WORK INSTRUCTIONS: Reproduce, character for character, the entries from their opening line through the line with "15, 7, 5, 4]".

DATA PROVIDED:
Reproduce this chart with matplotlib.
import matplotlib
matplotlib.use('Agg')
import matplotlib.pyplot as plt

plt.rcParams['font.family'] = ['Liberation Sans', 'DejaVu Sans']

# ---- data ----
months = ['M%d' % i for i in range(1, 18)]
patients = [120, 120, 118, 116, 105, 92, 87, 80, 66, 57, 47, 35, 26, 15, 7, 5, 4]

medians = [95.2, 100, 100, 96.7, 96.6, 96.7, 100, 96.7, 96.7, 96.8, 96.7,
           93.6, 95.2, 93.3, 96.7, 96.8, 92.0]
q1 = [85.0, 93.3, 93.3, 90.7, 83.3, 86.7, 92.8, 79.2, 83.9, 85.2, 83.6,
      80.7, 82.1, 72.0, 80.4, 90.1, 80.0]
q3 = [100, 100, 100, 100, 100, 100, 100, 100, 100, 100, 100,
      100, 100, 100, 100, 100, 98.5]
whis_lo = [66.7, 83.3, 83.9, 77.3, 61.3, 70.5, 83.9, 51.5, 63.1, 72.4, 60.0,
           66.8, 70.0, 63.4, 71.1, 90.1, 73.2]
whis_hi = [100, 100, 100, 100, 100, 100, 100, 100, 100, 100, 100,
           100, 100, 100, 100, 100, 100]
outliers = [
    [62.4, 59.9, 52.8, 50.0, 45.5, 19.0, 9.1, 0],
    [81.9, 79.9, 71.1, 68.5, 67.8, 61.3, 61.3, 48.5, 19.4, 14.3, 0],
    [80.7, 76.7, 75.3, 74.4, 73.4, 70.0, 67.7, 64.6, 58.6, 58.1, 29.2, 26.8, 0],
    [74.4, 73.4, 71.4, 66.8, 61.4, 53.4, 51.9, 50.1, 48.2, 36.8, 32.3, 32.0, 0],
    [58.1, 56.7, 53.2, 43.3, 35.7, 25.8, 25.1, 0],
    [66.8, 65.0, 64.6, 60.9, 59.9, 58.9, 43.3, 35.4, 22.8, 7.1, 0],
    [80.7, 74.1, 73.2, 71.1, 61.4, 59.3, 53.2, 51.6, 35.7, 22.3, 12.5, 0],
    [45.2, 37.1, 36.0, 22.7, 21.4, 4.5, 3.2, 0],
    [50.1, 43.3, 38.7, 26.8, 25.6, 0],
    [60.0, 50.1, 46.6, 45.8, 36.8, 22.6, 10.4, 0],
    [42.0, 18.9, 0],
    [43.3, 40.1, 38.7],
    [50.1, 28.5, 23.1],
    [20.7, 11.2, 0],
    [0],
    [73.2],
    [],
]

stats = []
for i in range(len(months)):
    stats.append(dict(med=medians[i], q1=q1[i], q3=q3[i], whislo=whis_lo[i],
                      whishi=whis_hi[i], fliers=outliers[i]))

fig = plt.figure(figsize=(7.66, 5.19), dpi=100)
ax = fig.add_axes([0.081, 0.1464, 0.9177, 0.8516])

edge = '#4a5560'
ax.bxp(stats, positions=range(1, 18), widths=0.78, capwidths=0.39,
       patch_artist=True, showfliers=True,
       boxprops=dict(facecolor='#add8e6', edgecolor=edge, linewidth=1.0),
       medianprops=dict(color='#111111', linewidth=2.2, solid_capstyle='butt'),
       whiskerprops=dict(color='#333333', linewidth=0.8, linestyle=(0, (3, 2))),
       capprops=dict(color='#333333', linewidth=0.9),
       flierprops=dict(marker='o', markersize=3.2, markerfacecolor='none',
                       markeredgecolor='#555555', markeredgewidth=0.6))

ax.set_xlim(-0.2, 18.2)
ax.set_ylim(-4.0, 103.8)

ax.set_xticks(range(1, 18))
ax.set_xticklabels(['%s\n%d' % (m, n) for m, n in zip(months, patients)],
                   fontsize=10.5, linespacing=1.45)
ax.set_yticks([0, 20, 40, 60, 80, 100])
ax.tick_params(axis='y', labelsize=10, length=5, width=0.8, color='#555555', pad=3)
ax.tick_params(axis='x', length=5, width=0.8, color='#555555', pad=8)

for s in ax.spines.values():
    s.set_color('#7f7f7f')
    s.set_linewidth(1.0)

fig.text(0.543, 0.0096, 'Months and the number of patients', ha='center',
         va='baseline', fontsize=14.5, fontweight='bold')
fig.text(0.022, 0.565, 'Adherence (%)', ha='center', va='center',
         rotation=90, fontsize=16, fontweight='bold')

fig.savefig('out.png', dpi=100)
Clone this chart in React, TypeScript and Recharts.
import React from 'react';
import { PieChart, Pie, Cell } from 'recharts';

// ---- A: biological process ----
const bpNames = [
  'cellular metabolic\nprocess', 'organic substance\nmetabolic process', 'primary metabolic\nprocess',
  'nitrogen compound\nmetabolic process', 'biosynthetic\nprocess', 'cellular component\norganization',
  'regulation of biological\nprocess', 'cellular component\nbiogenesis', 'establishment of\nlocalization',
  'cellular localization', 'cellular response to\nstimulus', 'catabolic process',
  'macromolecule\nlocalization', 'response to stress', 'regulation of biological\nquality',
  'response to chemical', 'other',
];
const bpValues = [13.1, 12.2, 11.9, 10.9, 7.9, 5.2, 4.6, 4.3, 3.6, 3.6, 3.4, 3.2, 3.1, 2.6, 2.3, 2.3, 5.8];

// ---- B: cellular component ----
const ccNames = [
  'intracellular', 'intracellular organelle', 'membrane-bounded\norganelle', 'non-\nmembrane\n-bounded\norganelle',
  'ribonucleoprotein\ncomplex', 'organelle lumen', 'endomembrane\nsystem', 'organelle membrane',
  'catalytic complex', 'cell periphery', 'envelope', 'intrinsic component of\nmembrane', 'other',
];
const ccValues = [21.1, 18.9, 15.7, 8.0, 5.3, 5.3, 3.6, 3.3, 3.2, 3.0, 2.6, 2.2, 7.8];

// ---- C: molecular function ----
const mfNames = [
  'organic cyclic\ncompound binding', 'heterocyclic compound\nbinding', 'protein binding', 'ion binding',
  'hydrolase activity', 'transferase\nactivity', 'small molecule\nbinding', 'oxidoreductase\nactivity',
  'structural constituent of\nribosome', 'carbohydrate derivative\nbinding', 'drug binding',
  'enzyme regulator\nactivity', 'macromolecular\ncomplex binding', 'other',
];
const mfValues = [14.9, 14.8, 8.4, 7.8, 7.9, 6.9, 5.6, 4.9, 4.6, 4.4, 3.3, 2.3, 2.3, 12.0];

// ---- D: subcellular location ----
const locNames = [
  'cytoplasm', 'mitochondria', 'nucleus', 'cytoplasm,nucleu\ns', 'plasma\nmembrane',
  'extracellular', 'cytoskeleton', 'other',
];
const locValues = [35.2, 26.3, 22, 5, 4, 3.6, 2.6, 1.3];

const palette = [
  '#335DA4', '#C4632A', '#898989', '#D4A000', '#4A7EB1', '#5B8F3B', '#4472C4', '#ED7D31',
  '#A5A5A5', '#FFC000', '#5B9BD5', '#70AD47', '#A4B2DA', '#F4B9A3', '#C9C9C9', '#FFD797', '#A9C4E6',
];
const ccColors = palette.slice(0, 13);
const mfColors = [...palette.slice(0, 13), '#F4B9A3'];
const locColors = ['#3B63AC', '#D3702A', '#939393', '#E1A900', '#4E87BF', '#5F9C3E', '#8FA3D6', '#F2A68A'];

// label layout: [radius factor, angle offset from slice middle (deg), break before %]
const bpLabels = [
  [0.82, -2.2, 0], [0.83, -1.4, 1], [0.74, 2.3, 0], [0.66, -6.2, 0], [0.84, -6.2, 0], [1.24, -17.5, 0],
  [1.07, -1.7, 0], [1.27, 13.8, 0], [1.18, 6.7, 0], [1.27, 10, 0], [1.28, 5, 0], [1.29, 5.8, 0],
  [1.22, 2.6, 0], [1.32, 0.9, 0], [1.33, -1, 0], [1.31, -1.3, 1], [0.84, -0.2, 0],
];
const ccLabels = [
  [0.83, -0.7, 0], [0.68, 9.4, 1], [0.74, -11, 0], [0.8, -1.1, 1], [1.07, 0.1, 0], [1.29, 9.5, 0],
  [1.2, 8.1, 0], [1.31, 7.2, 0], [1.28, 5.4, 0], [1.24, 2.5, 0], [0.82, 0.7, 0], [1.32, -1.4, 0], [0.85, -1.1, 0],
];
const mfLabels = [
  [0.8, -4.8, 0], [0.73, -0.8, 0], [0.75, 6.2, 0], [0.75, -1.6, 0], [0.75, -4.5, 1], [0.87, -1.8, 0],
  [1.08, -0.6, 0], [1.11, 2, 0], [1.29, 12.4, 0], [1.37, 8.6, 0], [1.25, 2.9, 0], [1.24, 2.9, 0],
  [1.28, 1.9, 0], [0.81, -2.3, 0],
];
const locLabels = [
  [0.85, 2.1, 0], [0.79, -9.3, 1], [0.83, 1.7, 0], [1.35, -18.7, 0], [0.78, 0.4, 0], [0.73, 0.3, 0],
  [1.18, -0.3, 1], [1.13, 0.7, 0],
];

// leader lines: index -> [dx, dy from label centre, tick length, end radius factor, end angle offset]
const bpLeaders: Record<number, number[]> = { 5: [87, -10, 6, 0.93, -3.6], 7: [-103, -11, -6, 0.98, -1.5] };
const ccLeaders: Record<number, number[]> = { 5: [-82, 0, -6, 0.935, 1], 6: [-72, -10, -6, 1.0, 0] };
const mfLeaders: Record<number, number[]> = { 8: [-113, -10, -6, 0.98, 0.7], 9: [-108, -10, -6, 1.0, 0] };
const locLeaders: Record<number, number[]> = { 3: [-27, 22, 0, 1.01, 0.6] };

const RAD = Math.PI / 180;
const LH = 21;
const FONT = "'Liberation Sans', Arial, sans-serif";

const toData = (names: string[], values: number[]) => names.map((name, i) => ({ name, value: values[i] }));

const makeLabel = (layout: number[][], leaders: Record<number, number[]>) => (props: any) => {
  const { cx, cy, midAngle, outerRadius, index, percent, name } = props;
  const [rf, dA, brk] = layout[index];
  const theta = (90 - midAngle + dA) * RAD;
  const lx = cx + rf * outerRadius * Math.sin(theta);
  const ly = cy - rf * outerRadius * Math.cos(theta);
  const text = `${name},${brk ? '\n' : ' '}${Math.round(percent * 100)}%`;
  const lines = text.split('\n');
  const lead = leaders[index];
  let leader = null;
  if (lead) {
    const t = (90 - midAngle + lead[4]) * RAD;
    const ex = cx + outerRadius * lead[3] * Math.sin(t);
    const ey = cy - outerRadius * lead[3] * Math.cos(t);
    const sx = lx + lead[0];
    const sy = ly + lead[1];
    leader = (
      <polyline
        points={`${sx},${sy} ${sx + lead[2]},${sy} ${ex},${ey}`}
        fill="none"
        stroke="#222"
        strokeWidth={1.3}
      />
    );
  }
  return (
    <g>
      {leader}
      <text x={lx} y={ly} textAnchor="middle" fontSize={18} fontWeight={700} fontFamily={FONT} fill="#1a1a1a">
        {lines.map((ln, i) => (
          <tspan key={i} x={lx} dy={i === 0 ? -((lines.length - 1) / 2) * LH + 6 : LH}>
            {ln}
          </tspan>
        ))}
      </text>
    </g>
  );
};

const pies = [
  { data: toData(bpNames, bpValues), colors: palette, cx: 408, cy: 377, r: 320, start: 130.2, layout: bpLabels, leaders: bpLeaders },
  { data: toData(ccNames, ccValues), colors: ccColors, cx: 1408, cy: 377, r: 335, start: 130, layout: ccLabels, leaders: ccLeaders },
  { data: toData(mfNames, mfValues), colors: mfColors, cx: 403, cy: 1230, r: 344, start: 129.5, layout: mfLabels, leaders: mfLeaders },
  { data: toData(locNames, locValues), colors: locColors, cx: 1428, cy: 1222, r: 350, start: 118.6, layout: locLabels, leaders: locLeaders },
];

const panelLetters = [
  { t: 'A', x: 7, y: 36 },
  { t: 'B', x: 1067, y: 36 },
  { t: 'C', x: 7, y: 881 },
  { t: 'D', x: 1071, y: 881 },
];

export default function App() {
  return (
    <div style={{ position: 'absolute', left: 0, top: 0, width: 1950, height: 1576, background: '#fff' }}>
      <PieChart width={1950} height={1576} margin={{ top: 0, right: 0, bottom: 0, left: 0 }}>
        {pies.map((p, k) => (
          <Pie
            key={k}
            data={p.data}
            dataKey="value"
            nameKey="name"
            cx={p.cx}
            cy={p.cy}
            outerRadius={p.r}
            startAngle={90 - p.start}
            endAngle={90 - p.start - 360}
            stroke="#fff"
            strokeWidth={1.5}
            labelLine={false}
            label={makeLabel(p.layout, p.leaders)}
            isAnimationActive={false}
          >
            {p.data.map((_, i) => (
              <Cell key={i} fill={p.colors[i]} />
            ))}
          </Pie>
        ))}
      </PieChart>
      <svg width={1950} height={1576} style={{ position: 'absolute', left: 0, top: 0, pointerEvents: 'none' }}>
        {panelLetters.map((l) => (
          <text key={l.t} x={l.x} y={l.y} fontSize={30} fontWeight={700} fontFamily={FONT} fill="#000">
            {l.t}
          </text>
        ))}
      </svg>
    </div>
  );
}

THE ANSWER:
Reproduce this chart with matplotlib.
import matplotlib
matplotlib.use('Agg')
import matplotlib.pyplot as plt

plt.rcParams['font.family'] = ['Liberation Sans', 'DejaVu Sans']

# ---- data ----
months = ['M%d' % i for i in range(1, 18)]
patients = [120, 120, 118, 116, 105, 92, 87, 80, 66, 57, 47, 35, 26, 15, 7, 5, 4]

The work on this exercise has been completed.